Copy out the data below verbatim.
--- Start of DATA SHOWN ---
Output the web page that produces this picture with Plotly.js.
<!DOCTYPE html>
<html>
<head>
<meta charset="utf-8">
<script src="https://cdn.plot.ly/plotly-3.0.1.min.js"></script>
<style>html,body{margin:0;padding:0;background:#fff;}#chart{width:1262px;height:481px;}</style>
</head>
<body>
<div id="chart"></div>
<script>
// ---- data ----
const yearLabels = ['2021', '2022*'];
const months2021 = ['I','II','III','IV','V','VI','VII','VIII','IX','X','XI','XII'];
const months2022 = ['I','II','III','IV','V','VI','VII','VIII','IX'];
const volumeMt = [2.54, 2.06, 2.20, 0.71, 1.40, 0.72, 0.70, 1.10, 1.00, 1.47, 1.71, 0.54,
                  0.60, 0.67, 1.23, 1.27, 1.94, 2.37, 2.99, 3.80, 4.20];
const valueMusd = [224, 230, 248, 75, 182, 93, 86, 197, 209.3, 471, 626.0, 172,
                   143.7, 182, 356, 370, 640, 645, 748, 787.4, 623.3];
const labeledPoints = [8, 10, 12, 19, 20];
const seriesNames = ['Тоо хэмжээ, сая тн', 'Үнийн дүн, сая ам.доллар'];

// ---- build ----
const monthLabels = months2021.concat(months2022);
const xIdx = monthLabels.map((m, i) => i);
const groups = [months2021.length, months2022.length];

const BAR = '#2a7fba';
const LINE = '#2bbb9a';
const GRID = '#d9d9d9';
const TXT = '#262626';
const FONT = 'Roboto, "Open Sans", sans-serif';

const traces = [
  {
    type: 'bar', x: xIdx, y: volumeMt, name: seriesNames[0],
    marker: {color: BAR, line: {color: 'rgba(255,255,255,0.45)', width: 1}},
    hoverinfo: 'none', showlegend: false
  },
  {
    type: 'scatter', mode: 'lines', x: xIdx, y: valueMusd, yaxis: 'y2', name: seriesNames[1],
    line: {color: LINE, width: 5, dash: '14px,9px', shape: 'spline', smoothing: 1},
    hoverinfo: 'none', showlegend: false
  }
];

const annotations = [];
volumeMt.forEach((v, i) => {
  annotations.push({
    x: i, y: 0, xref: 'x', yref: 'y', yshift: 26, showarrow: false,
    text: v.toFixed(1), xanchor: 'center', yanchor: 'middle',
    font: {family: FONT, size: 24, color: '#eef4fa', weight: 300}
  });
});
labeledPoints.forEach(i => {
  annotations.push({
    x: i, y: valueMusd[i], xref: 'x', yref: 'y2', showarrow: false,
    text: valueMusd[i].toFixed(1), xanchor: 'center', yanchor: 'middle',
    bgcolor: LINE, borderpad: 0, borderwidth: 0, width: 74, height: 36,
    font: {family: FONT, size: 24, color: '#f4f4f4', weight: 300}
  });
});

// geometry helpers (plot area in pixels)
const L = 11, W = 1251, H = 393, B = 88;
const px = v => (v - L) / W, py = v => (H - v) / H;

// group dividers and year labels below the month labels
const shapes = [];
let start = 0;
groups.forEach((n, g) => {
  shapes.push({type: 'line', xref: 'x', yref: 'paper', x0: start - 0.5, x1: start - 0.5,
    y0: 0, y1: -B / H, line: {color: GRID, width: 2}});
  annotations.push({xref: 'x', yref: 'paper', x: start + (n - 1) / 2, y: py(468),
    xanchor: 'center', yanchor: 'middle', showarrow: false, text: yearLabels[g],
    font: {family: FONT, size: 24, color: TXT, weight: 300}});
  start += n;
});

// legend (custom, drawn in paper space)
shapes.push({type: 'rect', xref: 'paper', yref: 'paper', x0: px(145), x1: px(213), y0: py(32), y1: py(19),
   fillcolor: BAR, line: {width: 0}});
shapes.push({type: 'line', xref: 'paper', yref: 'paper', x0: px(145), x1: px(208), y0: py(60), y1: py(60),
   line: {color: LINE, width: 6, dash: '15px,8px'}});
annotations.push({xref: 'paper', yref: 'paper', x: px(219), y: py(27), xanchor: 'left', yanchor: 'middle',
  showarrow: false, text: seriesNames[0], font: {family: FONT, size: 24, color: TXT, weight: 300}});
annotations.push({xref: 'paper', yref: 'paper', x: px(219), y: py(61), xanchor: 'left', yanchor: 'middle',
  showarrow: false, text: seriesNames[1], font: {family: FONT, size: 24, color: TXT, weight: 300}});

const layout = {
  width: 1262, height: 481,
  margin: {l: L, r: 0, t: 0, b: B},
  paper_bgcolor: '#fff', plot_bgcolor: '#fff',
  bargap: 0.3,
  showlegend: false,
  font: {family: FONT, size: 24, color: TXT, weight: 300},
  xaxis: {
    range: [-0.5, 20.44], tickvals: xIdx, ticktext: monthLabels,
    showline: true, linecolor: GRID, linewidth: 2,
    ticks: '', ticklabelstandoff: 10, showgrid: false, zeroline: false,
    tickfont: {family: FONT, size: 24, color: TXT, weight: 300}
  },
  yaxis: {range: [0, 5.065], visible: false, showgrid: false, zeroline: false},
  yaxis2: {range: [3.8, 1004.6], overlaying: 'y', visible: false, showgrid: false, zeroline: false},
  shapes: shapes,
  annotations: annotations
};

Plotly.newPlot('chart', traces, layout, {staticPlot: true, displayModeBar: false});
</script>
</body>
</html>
--- End of DATA SHOWN ---
*SOLUTION:*
Output the web page that produces this picture with Plotly.js.
<!DOCTYPE html>
<html>
<head>
<meta charset="utf-8">
<script src="https://cdn.plot.ly/plotly-3.0.1.min.js"></script>
<style>html,body{margin:0;padding:0;background:#fff;}#chart{width:1262px;height:481px;}</style>
</head>
<body>
<div id="chart"></div>
<script>
// ---- data ----
const yearLabels = ['2021', '2022*'];
const months2021 = ['I','II','III','IV','V','VI','VII','VIII','IX','X','XI','XII'];
const months2022 = ['I','II','III','IV','V','VI','VII','VIII','IX'];
const volumeMt = [2.54, 2.06, 2.20, 0.71, 1.40, 0.72, 0.70, 1.10, 1.00, 1.47, 1.71, 0.54,
                  0.60, 0.67, 1.23, 1.27, 1.94, 2.37, 2.99, 3.80, 4.20];
const valueMusd = [224, 230, 248, 75, 182, 93, 86, 197, 209.3, 471, 626.0, 172,
                   143.7, 182, 356, 370, 640, 645, 748, 787.4, 623.3];
const labeledPoints = [8, 10, 12, 19, 20];
const seriesNames = ['Тоо хэмжээ, сая тн', 'Үнийн дүн, сая ам.доллар'];

// ---- build ----
const monthLabels = months2021.concat(months2022);
const xIdx = monthLabels.map((m, i) => i);
const groups = [months2021.length, months2022.length];

const BAR = '#2a7fba';
const LINE = '#2bbb9a';
const GRID = '#d9d9d9';
const TXT = '#262626';
const FONT = 'Roboto, "Open Sans", sans-serif';

const traces = [
  {
    type: 'bar', x: xIdx, y: volumeMt, name: seriesNames[0],
    marker: {color: BAR, line: {color: 'rgba(255,255,255,0.45)', width: 1}},
    hoverinfo: 'none', showlegend: false
  },
  {
    type: 'scatter', mode: 'lines', x: xIdx, y: valueMusd, yaxis: 'y2', name: seriesNames[1],
    line: {color: LINE, width: 5, dash: '14px,9px', shape: 'spline', smoothing: 1},
    hoverinfo: 'none', showlegend: false
  }
];

const annotations = [];
volumeMt.forEach((v, i) => {
  annotations.push({
    x: i, y: 0, xref: 'x', yref: 'y', yshift: 26, showarrow: false,
    text: v.toFixed(1), xanchor: 'center', yanchor: 'middle',
    font: {family: FONT, size: 24, color: '#eef4fa', weight: 300}
  });
});
labeledPoints.forEach(i => {
  annotations.push({
    x: i, y: valueMusd[i], xref: 'x', yref: 'y2', showarrow: false,
    text: valueMusd[i].toFixed(1), xanchor: 'center', yanchor: 'middle',
    bgcolor: LINE, borderpad: 0, borderwidth: 0, width: 74, height: 36,
    font: {family: FONT, size: 24, color: '#f4f4f4', weight: 300}
  });
});

// geometry helpers (plot area in pixels)
const L = 11, W = 1251, H = 393, B = 88;
const px = v => (v - L) / W, py = v => (H - v) / H;

// group dividers and year labels below the month labels
const shapes = [];
let start = 0;
groups.forEach((n, g) => {
  shapes.push({type: 'line', xref: 'x', yref: 'paper', x0: start - 0.5, x1: start - 0.5,
    y0: 0, y1: -B / H, line: {color: GRID, width: 2}});
  annotations.push({xref: 'x', yref: 'paper', x: start + (n - 1) / 2, y: py(468),
    xanchor: 'center', yanchor: 'middle', showarrow: false, text: yearLabels[g],
    font: {family: FONT, size: 24, color: TXT, weight: 300}});
  start += n;
});

// legend (custom, drawn in paper space)
shapes.push({type: 'rect', xref: 'paper', yref: 'paper', x0: px(145), x1: px(213), y0: py(32), y1: py(19),
   fillcolor: BAR, line: {width: 0}});
shapes.push({type: 'line', xref: 'paper', yref: 'paper', x0: px(145), x1: px(208), y0: py(60), y1: py(60),
   line: {color: LINE, width: 6, dash: '15px,8px'}});
annotations.push({xref: 'paper', yref: 'paper', x: px(219), y: py(27), xanchor: 'left', yanchor: 'middle',
  showarrow: false, text: seriesNames[0], font: {family: FONT, size: 24, color: TXT, weight: 300}});
annotations.push({xref: 'paper', yref: 'paper', x: px(219), y: py(61), xanchor: 'left', yanchor: 'middle',
  showarrow: false, text: seriesNames[1], font: {family: FONT, size: 24, color: TXT, weight: 300}});

const layout = {
  width: 1262, height: 481,
  margin: {l: L, r: 0, t: 0, b: B},
  paper_bgcolor: '#fff', plot_bgcolor: '#fff',
  bargap: 0.3,
  showlegend: false,
  font: {family: FONT, size: 24, color: TXT, weight: 300},
  xaxis: {
    range: [-0.5, 20.44], tickvals: xIdx, ticktext: monthLabels,
    showline: true, linecolor: GRID, linewidth: 2,
    ticks: '', ticklabelstandoff: 10, showgrid: false, zeroline: false,
    tickfont: {family: FONT, size: 24, color: TXT, weight: 300}
  },
  yaxis: {range: [0, 5.065], visible: false, showgrid: false, zeroline: false},
  yaxis2: {range: [3.8, 1004.6], overlaying: 'y', visible: false, showgrid: false, zeroline: false},
  shapes: shapes,
  annotations: annotations
};

Plotly.newPlot('chart', traces, layout, {staticPlot: true, displayModeBar: false});
</script>
</body>
</html>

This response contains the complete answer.